------- Comment #10 from paul dot richard dot thomas at gmail dot com
2010-06-05 06:55 -------
Subject: Re: inline matmul for small matrix sizes
Dear Thomas,
> The preferred way would therefore be to state the rank 2 * rank 2 problem as
>
> do i=1,m
> do j=1,n
> c(i,j) = sum(a(i,:) * b(:,j))
> end do
> end do
>
> with the inner dot product borrowed using the scalarizer (borrowing
> from dot_product), and the outer loops using either hand-crafted
> TREE code or calling the DO translation.
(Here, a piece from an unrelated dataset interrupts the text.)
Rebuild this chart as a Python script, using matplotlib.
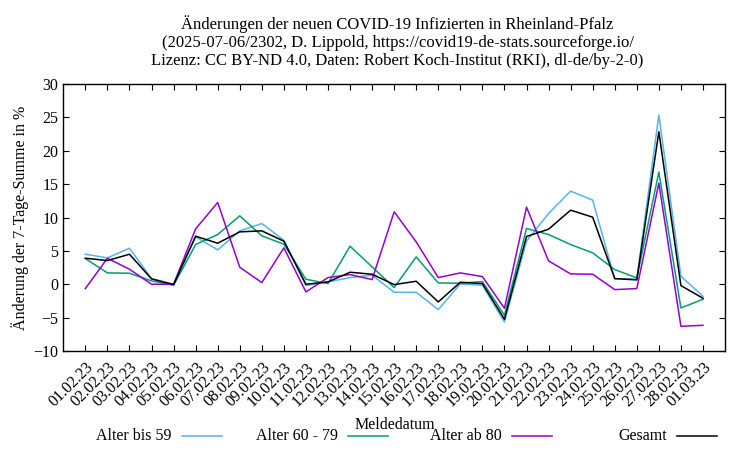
import matplotlib.pyplot as plt
from matplotlib.lines import Line2D

plt.rcParams['font.family'] = ['Liberation Serif', 'DejaVu Serif']

dates = ['01.02.23', '02.02.23', '03.02.23', '04.02.23', '05.02.23', '06.02.23', '07.02.23',
         '08.02.23', '09.02.23', '10.02.23', '11.02.23', '12.02.23', '13.02.23', '14.02.23',
         '15.02.23', '16.02.23', '17.02.23', '18.02.23', '19.02.23', '20.02.23', '21.02.23',
         '22.02.23', '23.02.23', '24.02.23', '25.02.23', '26.02.23', '27.02.23', '28.02.23',
         '01.03.23']

bis59 = [4.5, 3.95, 5.4, 0.85, 0.0, 7.1, 5.15, 8.0, 9.1, 6.6,
         -0.2, 0.35, 1.0, 1.35, -1.2, -1.2, -3.8, 0.05, -0.15, -5.65,
         6.45, 10.6, 13.95, 12.6, 0.8, 0.8, 25.35, 1.2, -1.8]
a60_79 = [3.85, 1.7, 1.65, 0.5, -0.15, 5.95, 7.45, 10.25, 7.25, 6.0,
          0.75, 0.1, 5.7, 2.6, -0.5, 4.1, 0.2, 0.15, 0.4, -4.65,
          8.35, 7.45, 5.95, 4.7, 2.2, 0.95, 16.8, -3.55, -2.25]
ab80 = [-0.65, 3.9, 2.25, 0.0, 0.0, 8.3, 12.25, 2.55, 0.25, 5.45,
        -1.15, 1.0, 1.45, 0.7, 10.85, 6.35, 1.0, 1.7, 1.15, -3.6,
        11.55, 3.5, 1.55, 1.5, -0.8, -0.65, 15.15, -6.3, -6.15]
gesamt = [3.9, 3.55, 4.5, 0.8, -0.05, 7.2, 6.15, 7.85, 8.0, 6.45,
          0.0, 0.35, 1.8, 1.5, -0.05, 0.45, -2.65, 0.3, 0.1, -5.25,
          7.15, 8.25, 11.1, 10.05, 0.85, 0.65, 22.85, -0.2, -2.1]

series = [('Alter bis 59', bis59, '#56b4e9'),
          ('Alter 60 - 79', a60_79, '#009e73'),
          ('Alter ab 80', ab80, '#9400d3'),
          ('Gesamt', gesamt, '#000000')]

fs = 11.5

fig = plt.figure(figsize=(7.5, 4.5), dpi=100)
ax = fig.add_axes([0.0844, 0.22, 0.8823, 0.5933])

x = list(range(len(dates)))
for name, vals, col in series:
    ax.plot(x, vals, color=col, lw=1.1)

ax.set_xlim(-1, 29)
ax.set_ylim(-10, 30)
ax.set_yticks(range(-10, 31, 5))
ax.set_xticks(x)
ax.set_xticklabels(dates, rotation=45, ha='right', rotation_mode='anchor', fontsize=fs)
ax.tick_params(axis='y', labelsize=fs)
ax.tick_params(axis='x', pad=6)
ax.tick_params(direction='in', top=True, right=True, length=4, width=0.8)
for s in ax.spines.values():
    s.set_linewidth(1.0)

ax.set_ylabel('Änderung der 7-Tage-Summe in %', fontsize=fs, labelpad=3)
fig.text(0.527, 0.056, 'Meldedatum', ha='center', va='center', fontsize=fs)

fig.text(0.53, 0.966, 'Änderungen der neuen COVID-19 Infizierten in Rheinland-Pfalz\n'
         '(2025-07-06/2302, D. Lippold, https://covid19-de-stats.sourceforge.io/\n'
         'Lizenz: CC BY-ND 4.0, Daten: Robert Koch-Institut (RKI), dl-de/by-2-0)',
         ha='center', va='top', fontsize=12, linespacing=1.15)

# legend drawn gnuplot style: right-aligned text followed by sample line
text_ends = [172, 338, 502, 667]
for (name, vals, col), xe in zip(series, text_ends):
    y = 1 - 436 / 450
    fig.text(xe / 750, y, name, ha='right', va='center', fontsize=fs)
    fig.add_artist(Line2D([(xe + 10) / 750, (xe + 50) / 750], [y, y],
                          color=col, lw=1.1, transform=fig.transFigure))

fig.savefig('out.png', dpi=100)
Yes that is reasonable. Otherwise, you could borrow a little trick
that I used in allocatable components: trans-array.c:6020
gfc_add_expr_to_block (&loopbody, tmp);
/* Build the loop and return. */
gfc_init_loopinfo (&loop);
loop.dimen = 1;
loop.from[0] = gfc_index_zero_node;
loop.loopvar[0] = index;
loop.to[0] = nelems;
gfc_trans_scalarizing_loops (&loop, &loopbody);
gfc_add_block_to_block (&fnblock, &loop.pre);
tmp = gfc_finish_block (&fnblock);
if (null_cond != NULL_TREE)
tmp = build3_v (COND_EXPR, null_cond, tmp,
build_empty_stmt (input_location));
Here tmp in the first line is the expression or finished block within
the loop. Earlier on, you will find an expression involving the
index.
Cheers
Paul
--
http://gcc.gnu.org/bugzilla/show_bug.cgi?id=37131